>>>>

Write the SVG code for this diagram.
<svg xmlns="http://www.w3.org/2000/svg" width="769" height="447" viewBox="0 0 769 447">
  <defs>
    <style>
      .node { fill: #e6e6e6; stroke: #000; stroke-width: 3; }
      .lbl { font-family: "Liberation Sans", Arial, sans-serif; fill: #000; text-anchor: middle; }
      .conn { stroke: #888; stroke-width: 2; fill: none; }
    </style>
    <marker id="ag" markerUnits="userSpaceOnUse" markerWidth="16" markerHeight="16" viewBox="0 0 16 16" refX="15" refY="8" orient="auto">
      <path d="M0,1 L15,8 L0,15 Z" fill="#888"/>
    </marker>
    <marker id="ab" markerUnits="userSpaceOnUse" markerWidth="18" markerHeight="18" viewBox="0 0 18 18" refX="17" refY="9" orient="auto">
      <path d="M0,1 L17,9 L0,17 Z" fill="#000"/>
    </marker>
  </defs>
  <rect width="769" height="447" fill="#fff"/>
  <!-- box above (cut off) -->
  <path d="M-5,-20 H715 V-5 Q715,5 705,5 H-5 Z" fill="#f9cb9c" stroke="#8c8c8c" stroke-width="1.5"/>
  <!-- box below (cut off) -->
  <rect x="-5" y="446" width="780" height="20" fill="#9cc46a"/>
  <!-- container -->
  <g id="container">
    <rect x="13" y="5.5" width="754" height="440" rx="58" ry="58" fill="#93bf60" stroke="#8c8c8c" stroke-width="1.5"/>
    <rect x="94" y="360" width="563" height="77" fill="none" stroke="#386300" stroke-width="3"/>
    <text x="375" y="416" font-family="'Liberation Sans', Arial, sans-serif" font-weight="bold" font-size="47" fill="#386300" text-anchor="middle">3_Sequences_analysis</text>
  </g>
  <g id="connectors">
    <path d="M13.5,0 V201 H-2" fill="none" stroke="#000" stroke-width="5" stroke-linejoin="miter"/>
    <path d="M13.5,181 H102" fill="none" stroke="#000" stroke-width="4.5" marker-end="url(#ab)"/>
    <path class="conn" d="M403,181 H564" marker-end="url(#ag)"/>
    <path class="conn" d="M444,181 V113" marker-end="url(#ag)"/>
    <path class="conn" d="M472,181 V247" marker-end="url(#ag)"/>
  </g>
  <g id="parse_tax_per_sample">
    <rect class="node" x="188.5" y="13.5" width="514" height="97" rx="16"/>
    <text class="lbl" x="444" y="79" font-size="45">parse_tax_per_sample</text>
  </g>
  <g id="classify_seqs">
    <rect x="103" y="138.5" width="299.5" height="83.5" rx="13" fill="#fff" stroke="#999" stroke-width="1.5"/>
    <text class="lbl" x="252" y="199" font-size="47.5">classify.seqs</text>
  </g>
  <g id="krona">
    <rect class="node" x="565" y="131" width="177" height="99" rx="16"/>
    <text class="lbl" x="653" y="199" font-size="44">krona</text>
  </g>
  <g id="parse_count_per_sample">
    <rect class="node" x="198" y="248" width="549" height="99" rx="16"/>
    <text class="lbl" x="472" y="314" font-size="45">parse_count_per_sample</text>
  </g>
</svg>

<<<<

**Stated exercise:** Retype all of the material above with every character intact.

**Complete output:**
Write the SVG code for this diagram.
<svg xmlns="http://www.w3.org/2000/svg" width="769" height="447" viewBox="0 0 769 447">
  <defs>
    <style>
      .node { fill: #e6e6e6; stroke: #000; stroke-width: 3; }
      .lbl { font-family: "Liberation Sans", Arial, sans-serif; fill: #000; text-anchor: middle; }
      .conn { stroke: #888; stroke-width: 2; fill: none; }
    </style>
    <marker id="ag" markerUnits="userSpaceOnUse" markerWidth="16" markerHeight="16" viewBox="0 0 16 16" refX="15" refY="8" orient="auto">
      <path d="M0,1 L15,8 L0,15 Z" fill="#888"/>
    </marker>
    <marker id="ab" markerUnits="userSpaceOnUse" markerWidth="18" markerHeight="18" viewBox="0 0 18 18" refX="17" refY="9" orient="auto">
      <path d="M0,1 L17,9 L0,17 Z" fill="#000"/>
    </marker>
  </defs>
  <rect width="769" height="447" fill="#fff"/>
  <!-- box above (cut off) -->
  <path d="M-5,-20 H715 V-5 Q715,5 705,5 H-5 Z" fill="#f9cb9c" stroke="#8c8c8c" stroke-width="1.5"/>
  <!-- box below (cut off) -->
  <rect x="-5" y="446" width="780" height="20" fill="#9cc46a"/>
  <!-- container -->
  <g id="container">
    <rect x="13" y="5.5" width="754" height="440" rx="58" ry="58" fill="#93bf60" stroke="#8c8c8c" stroke-width="1.5"/>
    <rect x="94" y="360" width="563" height="77" fill="none" stroke="#386300" stroke-width="3"/>
    <text x="375" y="416" font-family="'Liberation Sans', Arial, sans-serif" font-weight="bold" font-size="47" fill="#386300" text-anchor="middle">3_Sequences_analysis</text>
  </g>
  <g id="connectors">
    <path d="M13.5,0 V201 H-2" fill="none" stroke="#000" stroke-width="5" stroke-linejoin="miter"/>
    <path d="M13.5,181 H102" fill="none" stroke="#000" stroke-width="4.5" marker-end="url(#ab)"/>
    <path class="conn" d="M403,181 H564" marker-end="url(#ag)"/>
    <path class="conn" d="M444,181 V113" marker-end="url(#ag)"/>
    <path class="conn" d="M472,181 V247" marker-end="url(#ag)"/>
  </g>
  <g id="parse_tax_per_sample">
    <rect class="node" x="188.5" y="13.5" width="514" height="97" rx="16"/>
    <text class="lbl" x="444" y="79" font-size="45">parse_tax_per_sample</text>
  </g>
  <g id="classify_seqs">
    <rect x="103" y="138.5" width="299.5" height="83.5" rx="13" fill="#fff" stroke="#999" stroke-width="1.5"/>
    <text class="lbl" x="252" y="199" font-size="47.5">classify.seqs</text>
  </g>
  <g id="krona">
    <rect class="node" x="565" y="131" width="177" height="99" rx="16"/>
    <text class="lbl" x="653" y="199" font-size="44">krona</text>
  </g>
  <g id="parse_count_per_sample">
    <rect class="node" x="198" y="248" width="549" height="99" rx="16"/>
    <text class="lbl" x="472" y="314" font-size="45">parse_count_per_sample</text>
  </g>
</svg>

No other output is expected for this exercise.